Amongst addicts — be it gambling, alcohol, drugs and etc. — it’s been said that the time out after recovery is much worse than the first. That you not only pick up where you left off but plunge deeper and faster into the addiction. In essence, you fall harder in the second time around.

I’ve found this to be true.

And getting out and BACK into recovery is also that much harder the second (or more) time around than the first. Because of the additional shame of having gone back out. Because of the embarrassment. Because of the intensified self-hatred  and self-punishment and negative self-talk  that accompany having gone back out.

This tends to be true whether the addict’s stayed clean for 30 years or 3 years. Among addicts, shame and self-punishments seemingly know neither markers nor achievements.

I’m thinking just now of Philip Seymour Hoffman, who started drinking and put a needle — one that proved fatal — into his arm after decades clean. What was going on in his mind around breaking sobriety?

Was he like so many other addicts who “fall off the wagon” and think/decide: “I’ve ruined it now. I’ve blown it. I’m a loser. A piece of shit. I might as well go whole hog wild.”

And then you die. Or you don’t — by stopping.

I’d love to ask what was going on in his mind just after he first put that glass to his lips … were he still alive.

Self-destruction is a very active, and common, component in addictions. And if it’s not the “reason” we get into our addiction, it’s certainly a reason we stay in it.  The shame and self-hatred and feeling of being undeserving of life are relentless — for me; many others have spoken of this as well.

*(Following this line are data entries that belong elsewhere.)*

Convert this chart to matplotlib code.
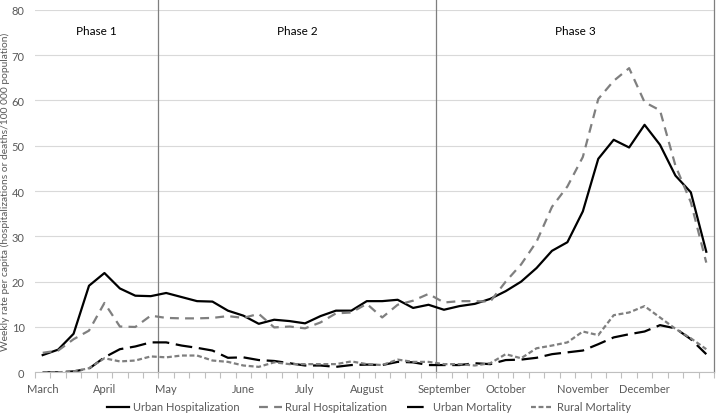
import matplotlib
matplotlib.use("Agg")
import matplotlib.pyplot as plt
import numpy as np

plt.rcParams['font.family'] = ['Lato', 'DejaVu Sans']

month_labels = ["March", "April", "May", "June", "July", "August",
                "September", "October", "November", "December"]
month_week_index = [0, 4, 8, 13, 17, 21, 26, 30, 35, 39]
n_weeks = 44

urban_hosp = [3.8, 5.0, 8.5, 19.1, 21.9, 18.5, 16.9, 16.8, 17.5, 16.6,
              15.7, 15.6, 13.6, 12.5, 10.7, 11.6, 11.3, 10.8, 12.4, 13.6,
              13.6, 15.7, 15.7, 16.0, 14.2, 14.9, 13.8, 14.6, 15.1, 16.2,
              17.9, 20.0, 23.0, 26.8, 28.7, 35.5, 47.1, 51.3, 49.6, 54.6,
              50.2, 43.4, 39.7, 26.6]
rural_hosp = [4.3, 4.8, 7.3, 9.2, 15.3, 10.1, 10.0, 12.5, 12.0, 11.9,
              11.9, 12.0, 12.4, 12.0, 12.9, 9.9, 10.1, 9.7, 11.0, 13.0,
              13.2, 15.1, 12.1, 14.9, 15.8, 17.3, 15.4, 15.7, 15.7, 15.6,
              20.0, 23.8, 28.8, 36.5, 41.0, 47.5, 60.3, 64.3, 67.1, 59.6,
              57.8, 45.6, 37.5, 24.2]
urban_mort = [0.0, 0.0, 0.2, 0.8, 3.3, 5.1, 5.7, 6.6, 6.6, 5.9,
              5.4, 4.8, 3.2, 3.3, 2.7, 2.5, 2.0, 1.5, 1.5, 1.2,
              1.6, 1.7, 1.6, 2.3, 2.2, 1.6, 1.6, 1.6, 2.0, 1.8,
              2.7, 2.8, 3.2, 4.0, 4.4, 4.8, 6.2, 7.7, 8.4, 9.0,
              10.4, 9.7, 7.3, 4.0]
rural_mort = [0.0, 0.0, 0.2, 0.9, 3.1, 2.4, 2.6, 3.5, 3.3, 3.7,
              3.7, 2.6, 2.3, 1.5, 1.2, 2.2, 1.8, 1.8, 1.8, 1.8,
              2.4, 1.8, 1.6, 2.8, 2.3, 2.3, 1.8, 1.8, 1.5, 2.0,
              4.0, 3.1, 5.3, 5.9, 6.6, 9.0, 8.2, 12.6, 13.2, 14.6,
              12.1, 9.6, 7.5, 5.1]
phase_labels = ["Phase 1", "Phase 2", "Phase 3"]
phase_bounds = [-0.5, 7.5, 25.5, 43.5]
y_label = "Weekly rate per capita (hospitalizations or deaths/100 000 population)"

W, H = 716, 414
fig = plt.figure(figsize=(W / 100, H / 100), dpi=100)
ax = fig.add_axes([35 / W, 1 - 373.3 / H, (714 - 35) / W, (373.3 - 10.7) / H])

x = np.arange(n_weeks)
gray = "#7f7f7f"
ax.plot(x, urban_hosp, color="black", lw=1.6, ls="-", label="Urban Hospitalization")
ax.plot(x, rural_hosp, color=gray, lw=1.6, ls=(0, (4, 2.8)), label="Rural Hospitalization")
ax.plot(x, urban_mort, color="black", lw=1.6, ls=(0, (7.5, 3)), label="Urban Mortality")
ax.plot(x, rural_mort, color=gray, lw=1.6, ls=(0, (2.2, 1.2)), label="Rural Mortality")

ax.set_xlim(-0.5, n_weeks - 0.5)
ax.set_ylim(0, 80)
ax.set_yticks(np.arange(0, 81, 10))
ax.yaxis.grid(True, color="#d9d9d9", lw=0.8)
ax.set_axisbelow(True)
for s in ["top", "right", "left"]:
    ax.spines[s].set_visible(False)
ax.spines["bottom"].set_color("#bfbfbf")
ax.spines["bottom"].set_linewidth(0.8)

ax.set_xticks(month_week_index)
ax.set_xticklabels(month_labels)
ax.set_xticks(np.arange(-0.5, n_weeks, 1), minor=True)
ax.tick_params(axis="x", which="major", length=0, pad=8, labelsize=8, labelcolor="#595959")
ax.tick_params(axis="x", which="minor", length=4, width=0.8, color="#bfbfbf", direction="out")
ax.tick_params(axis="y", length=0, pad=7.5, labelsize=8, labelcolor="#595959")

for b in phase_bounds[1:]:
    ax.plot([b, b], [0, 82.4], color=gray, lw=0.9, clip_on=False, zorder=1)
for i, lab in enumerate(phase_labels):
    ax.text((phase_bounds[i] + phase_bounds[i + 1]) / 2, 75.5, lab,
            ha="center", va="center", fontsize=8.5, color="black")

fig.text(5 / W, 1 - 192 / H, y_label, rotation=90, ha="center", va="center",
         fontsize=7.4, color="#595959")

fig.legend(loc="center", bbox_to_anchor=(369 / W, 1 - 408 / H), ncol=4, frameon=False,
           fontsize=8, labelcolor="#595959", handlelength=2.0, handletextpad=0.3,
           columnspacing=1.8)

fig.savefig("out.png", dpi=100)
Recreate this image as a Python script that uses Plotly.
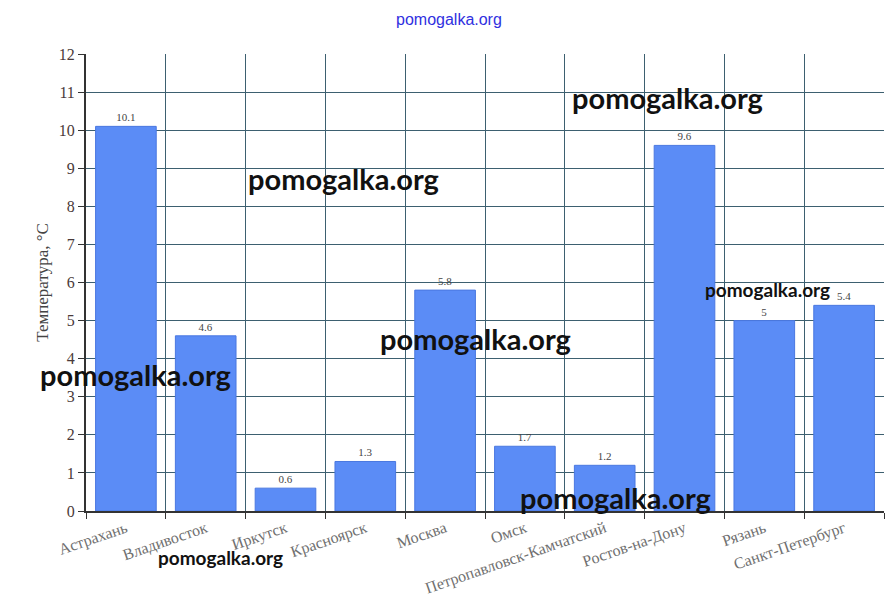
import plotly.graph_objects as go

cities = ["Астрахань", "Владивосток", "Иркутск", "Красноярск", "Москва", "Омск",
          "Петропавловск-Камчатский", "Ростов-на-Дону", "Рязань", "Санкт-Петербург"]
temps = [10.1, 4.6, 0.6, 1.3, 5.8, 1.7, 1.2, 9.6, 5, 5.4]
labels = ["10.1", "4.6", "0.6", "1.3", "5.8", "1.7", "1.2", "9.6", "5", "5.4"]
y_ticks = list(range(0, 13))

OFF = 8  # page body margin
W, H = 894 - 2 * OFF, 607 - 2 * OFF
L, R, T, B = 86 - OFF, 2, 54 - OFF, 88
pw, ph = W - L - R, H - T - B

fig = go.Figure(go.Bar(
    x=cities, y=temps, width=0.76,
    marker=dict(color="#5b8cf6", line=dict(color="#4a78e0", width=1)),
    text=labels, textposition="outside", cliponaxis=False,
    textfont=dict(family="Liberation Serif", size=11, color="#444444"),
))

def px2paper(x, y):
    return (x - OFF - L) / pw, (OFF + T + ph - y) / ph

marks = [(343, 178, 29), (667, 97, 29), (475, 338, 29), (135, 374, 29), (615, 497, 29),
         (767, 289, 19), (220, 557, 19)]
for (x, y, s) in marks:
    xp, yp = px2paper(x, y)
    fig.add_annotation(x=xp, y=yp, xref="paper", yref="paper", text="pomogalka.org",
                       showarrow=False, font=dict(family="Lato", size=s, color="#111111", weight="bold"),
                       xanchor="center", yanchor="middle")

xp, yp = px2paper(449, 9)
fig.add_annotation(x=xp, y=yp, xref="paper", yref="paper", text="pomogalka.org",
                   showarrow=False, font=dict(family="Liberation Sans", size=16, color="#3030e0"),
                   xanchor="center", yanchor="top")

fig.update_layout(
    width=W, height=H, margin=dict(l=L, r=R, t=T, b=B),
    paper_bgcolor="white", plot_bgcolor="white", showlegend=False,
    xaxis=dict(type="category", tickson="boundaries", showgrid=True, gridcolor="#3d6070", gridwidth=1,
               ticks="outside", ticklen=6, tickcolor="#333", tickangle=-19, automargin=False,
               showline=True, linecolor="#333", linewidth=2, mirror=False,
               tickfont=dict(family="Liberation Serif", size=16, color="#707070"),
               range=[-0.5, 9.5]),
    yaxis=dict(range=[0, 12], tickvals=y_ticks, showgrid=True, gridcolor="#3d6070", gridwidth=1,
               ticks="outside", ticklen=6, tickcolor="#333", automargin=False,
               showline=True, linecolor="#333", linewidth=2, zeroline=False,
               tickfont=dict(family="Liberation Serif", size=16, color="#4a3a3a"),
               title=dict(text="Температура, °С", font=dict(family="Liberation Serif", size=17, color="#444"),
                          standoff=6)),
)

fig.write_html("out.html")
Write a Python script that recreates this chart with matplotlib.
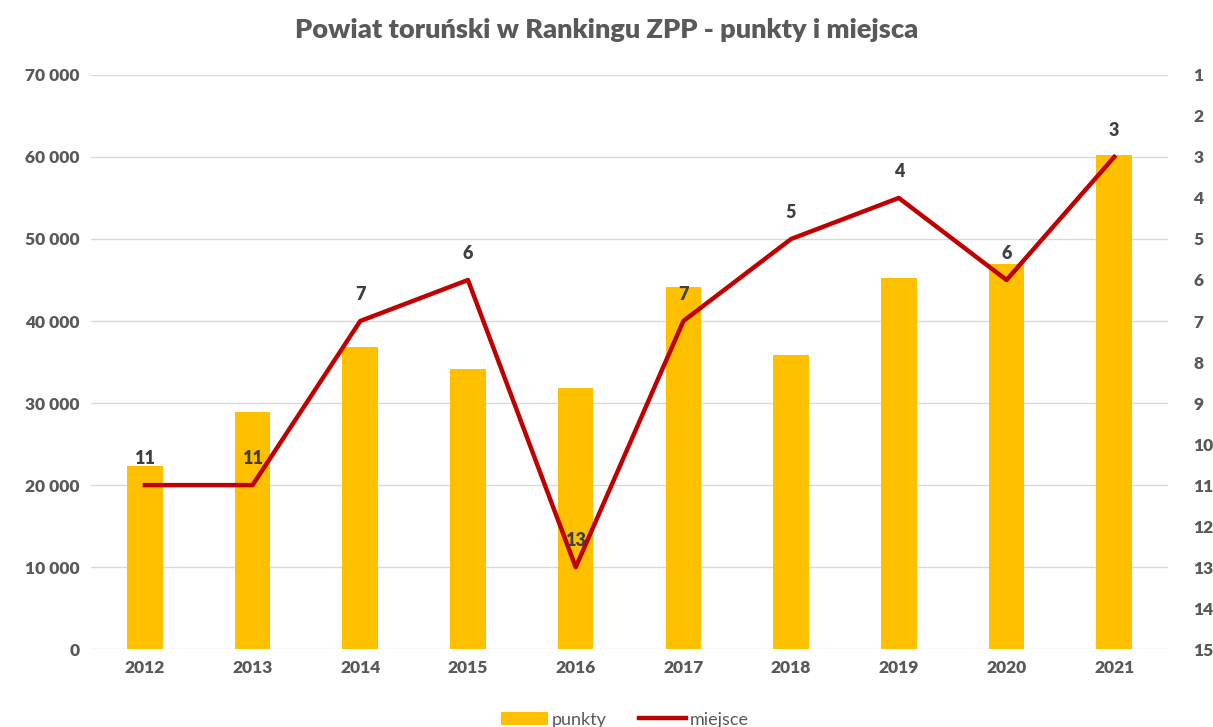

In my three solid years in recovery, I never thought I’d be that gambler who goes back out. Neither did I think I WOULDN’T be. Even in full sobriety, in the back of my mind I thought and feared that if anything were to send me back out, it would be the passing of my father.

And that is what happen.

And it just got really really bad.

I’m in a new town now, thousands of miles from where I first joined GA. I’m in a better place in all ways, shapes and forms. Not great. But definitely better and improving.

It’s a new chapter and I’m a changed person — in no small part BECAUSE of my three years in GA, not despite them.

So while on one hand I’m new to GA in my new chosen town, I’m not new to recovery … yet sharp pangs of regret, shame, fear and self-judgments accompany my re-entry.

Which begs the question: Is there anything positive I can do for myself that isn’t subject to self-criticism and harsh scrutiny?!

I mean, if a gambler in GA went back out, I’d not only encourage him or her to come back in but welcome him/her with open arms! I HAVE done that!

Yet when it comes to doing the same for myself,  I trash myself, I criticize my positive efforts, paint them with shame and unforgiving rehashing of all the money wasted, and I stone my good efforts as if I’m stoning a criminal on the plaza in days of yore.

Self-love is such the challenge for compulsive gamblers. And whatever the mind’s chatter and the inner turmoil, the conscious choice to bypass and ignore that and come back into recovery — even after going out, ESPECIALLY after going back out! — IS an act of self-love.

Even if it doesn’t feel like it at the time.

That’s all I have for today. 14 days without placing a bet and 8 days clean back in recovery!